● **TASK DETAILS**: Find each line with the word "React" and copy it.

** start of EXERCISE DATA **

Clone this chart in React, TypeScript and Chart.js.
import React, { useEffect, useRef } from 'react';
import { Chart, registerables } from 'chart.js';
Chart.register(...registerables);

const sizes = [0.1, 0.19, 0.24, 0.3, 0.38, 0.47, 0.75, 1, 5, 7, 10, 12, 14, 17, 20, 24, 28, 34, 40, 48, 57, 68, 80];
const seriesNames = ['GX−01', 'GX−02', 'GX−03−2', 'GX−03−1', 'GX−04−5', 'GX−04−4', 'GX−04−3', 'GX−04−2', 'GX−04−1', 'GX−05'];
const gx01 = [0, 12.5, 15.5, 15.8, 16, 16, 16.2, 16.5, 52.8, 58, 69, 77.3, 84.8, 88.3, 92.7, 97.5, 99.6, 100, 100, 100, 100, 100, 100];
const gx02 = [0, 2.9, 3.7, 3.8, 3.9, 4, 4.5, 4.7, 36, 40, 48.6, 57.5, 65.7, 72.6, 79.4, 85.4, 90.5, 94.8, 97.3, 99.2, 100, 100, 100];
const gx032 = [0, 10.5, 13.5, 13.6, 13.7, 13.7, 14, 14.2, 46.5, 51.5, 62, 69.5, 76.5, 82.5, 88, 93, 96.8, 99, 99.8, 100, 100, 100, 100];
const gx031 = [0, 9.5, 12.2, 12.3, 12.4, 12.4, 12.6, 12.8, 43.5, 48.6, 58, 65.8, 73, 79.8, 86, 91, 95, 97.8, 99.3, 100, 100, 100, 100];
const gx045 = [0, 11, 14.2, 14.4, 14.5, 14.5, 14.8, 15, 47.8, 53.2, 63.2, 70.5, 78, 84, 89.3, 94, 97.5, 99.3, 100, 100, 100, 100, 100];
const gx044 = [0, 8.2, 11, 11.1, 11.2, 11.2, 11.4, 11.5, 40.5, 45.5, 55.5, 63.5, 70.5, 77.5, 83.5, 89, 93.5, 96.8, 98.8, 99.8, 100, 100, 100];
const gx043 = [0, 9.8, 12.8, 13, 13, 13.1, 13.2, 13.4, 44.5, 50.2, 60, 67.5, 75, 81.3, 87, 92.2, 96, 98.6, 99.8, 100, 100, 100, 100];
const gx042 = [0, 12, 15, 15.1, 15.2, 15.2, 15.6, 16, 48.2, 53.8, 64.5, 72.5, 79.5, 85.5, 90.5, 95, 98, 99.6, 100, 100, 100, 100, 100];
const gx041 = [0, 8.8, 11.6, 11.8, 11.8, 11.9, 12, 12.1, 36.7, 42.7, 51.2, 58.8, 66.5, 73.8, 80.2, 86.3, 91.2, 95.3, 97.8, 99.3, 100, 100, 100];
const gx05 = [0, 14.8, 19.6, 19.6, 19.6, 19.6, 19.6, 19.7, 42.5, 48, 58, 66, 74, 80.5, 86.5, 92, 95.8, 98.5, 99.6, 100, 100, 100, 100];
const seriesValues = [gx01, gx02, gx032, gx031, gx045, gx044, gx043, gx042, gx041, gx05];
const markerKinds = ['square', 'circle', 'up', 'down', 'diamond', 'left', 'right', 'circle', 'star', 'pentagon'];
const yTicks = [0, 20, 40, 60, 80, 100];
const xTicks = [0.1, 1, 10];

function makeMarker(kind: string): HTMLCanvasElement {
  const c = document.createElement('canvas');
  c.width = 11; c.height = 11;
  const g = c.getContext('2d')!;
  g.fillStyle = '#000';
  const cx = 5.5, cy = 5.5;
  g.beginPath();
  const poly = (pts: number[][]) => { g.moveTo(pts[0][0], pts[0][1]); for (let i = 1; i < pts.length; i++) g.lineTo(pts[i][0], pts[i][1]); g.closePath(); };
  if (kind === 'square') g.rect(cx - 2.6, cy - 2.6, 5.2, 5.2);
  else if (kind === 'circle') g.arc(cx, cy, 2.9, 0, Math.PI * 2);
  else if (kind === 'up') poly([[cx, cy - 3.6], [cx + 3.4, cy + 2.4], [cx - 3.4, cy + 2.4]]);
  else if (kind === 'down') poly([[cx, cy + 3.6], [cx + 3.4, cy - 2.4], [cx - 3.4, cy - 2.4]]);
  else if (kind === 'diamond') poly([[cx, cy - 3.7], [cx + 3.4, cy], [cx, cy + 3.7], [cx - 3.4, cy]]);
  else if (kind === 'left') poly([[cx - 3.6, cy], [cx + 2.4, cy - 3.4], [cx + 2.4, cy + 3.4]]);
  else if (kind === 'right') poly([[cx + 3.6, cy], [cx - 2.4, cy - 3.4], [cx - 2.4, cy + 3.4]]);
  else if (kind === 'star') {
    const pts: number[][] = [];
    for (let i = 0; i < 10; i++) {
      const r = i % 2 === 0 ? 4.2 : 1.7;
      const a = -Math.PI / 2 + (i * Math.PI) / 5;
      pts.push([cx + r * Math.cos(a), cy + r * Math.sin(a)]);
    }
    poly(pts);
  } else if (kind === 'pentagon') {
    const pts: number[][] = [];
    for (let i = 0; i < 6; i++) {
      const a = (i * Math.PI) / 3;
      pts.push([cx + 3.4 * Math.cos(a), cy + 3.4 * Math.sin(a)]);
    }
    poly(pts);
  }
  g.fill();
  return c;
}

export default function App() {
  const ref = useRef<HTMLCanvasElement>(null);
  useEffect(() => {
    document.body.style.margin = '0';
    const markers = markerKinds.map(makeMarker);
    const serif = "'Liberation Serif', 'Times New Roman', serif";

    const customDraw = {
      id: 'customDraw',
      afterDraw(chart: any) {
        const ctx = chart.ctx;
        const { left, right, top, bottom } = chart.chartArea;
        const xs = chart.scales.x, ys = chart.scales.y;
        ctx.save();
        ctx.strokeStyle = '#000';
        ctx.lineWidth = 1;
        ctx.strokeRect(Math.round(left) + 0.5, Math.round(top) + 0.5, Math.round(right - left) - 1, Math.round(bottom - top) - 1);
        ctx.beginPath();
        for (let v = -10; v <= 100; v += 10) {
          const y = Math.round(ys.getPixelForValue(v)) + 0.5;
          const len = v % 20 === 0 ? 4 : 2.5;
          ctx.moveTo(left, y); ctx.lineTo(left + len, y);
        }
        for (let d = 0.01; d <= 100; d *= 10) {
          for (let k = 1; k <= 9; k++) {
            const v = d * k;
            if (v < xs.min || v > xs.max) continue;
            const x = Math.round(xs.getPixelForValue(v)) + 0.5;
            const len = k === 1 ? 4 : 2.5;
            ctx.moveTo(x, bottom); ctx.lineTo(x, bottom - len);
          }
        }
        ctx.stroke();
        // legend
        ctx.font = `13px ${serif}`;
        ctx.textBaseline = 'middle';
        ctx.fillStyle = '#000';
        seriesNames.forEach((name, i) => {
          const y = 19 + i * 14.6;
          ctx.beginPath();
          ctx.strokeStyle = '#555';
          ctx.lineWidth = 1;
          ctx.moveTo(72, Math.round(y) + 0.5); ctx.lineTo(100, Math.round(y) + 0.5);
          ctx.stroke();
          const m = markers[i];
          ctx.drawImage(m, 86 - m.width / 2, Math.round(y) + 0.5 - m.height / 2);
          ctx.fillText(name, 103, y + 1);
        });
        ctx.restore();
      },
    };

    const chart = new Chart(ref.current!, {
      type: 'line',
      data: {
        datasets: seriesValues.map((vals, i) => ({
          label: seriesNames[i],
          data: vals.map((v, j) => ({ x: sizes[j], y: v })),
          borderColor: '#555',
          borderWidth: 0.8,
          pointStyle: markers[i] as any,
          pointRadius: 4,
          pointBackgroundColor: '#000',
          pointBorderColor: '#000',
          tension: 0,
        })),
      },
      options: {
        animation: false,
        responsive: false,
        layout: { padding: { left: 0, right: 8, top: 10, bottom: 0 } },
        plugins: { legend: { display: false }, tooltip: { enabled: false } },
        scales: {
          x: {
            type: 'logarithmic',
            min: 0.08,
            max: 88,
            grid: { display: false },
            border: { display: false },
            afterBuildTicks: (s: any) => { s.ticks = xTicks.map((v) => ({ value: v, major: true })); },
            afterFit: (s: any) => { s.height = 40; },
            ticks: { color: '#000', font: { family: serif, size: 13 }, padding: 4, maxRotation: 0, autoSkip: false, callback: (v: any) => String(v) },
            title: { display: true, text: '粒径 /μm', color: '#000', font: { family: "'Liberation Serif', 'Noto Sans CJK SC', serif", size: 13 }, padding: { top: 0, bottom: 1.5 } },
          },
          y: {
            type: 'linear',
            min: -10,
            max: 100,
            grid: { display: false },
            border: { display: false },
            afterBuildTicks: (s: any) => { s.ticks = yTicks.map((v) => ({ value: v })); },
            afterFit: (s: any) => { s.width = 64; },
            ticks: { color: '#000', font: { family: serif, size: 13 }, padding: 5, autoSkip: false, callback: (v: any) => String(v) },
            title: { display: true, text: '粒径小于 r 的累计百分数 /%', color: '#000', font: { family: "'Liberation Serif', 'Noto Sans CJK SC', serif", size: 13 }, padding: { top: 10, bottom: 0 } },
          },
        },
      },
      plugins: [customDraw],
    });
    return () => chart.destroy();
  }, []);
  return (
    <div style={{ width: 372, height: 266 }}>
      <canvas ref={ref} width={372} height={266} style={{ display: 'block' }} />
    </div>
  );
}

** end of EXERCISE DATA **
** start of EXERCISE DATA **

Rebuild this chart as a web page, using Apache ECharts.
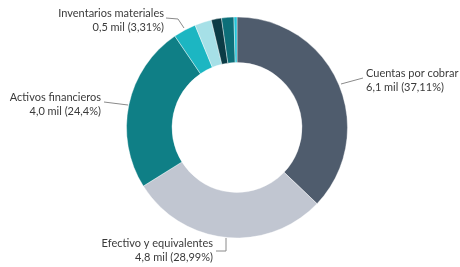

** end of EXERCISE DATA **

● **EXERCISE ANSWER**:
Clone this chart in React, TypeScript and Chart.js.
import React, { useEffect, useRef } from 'react';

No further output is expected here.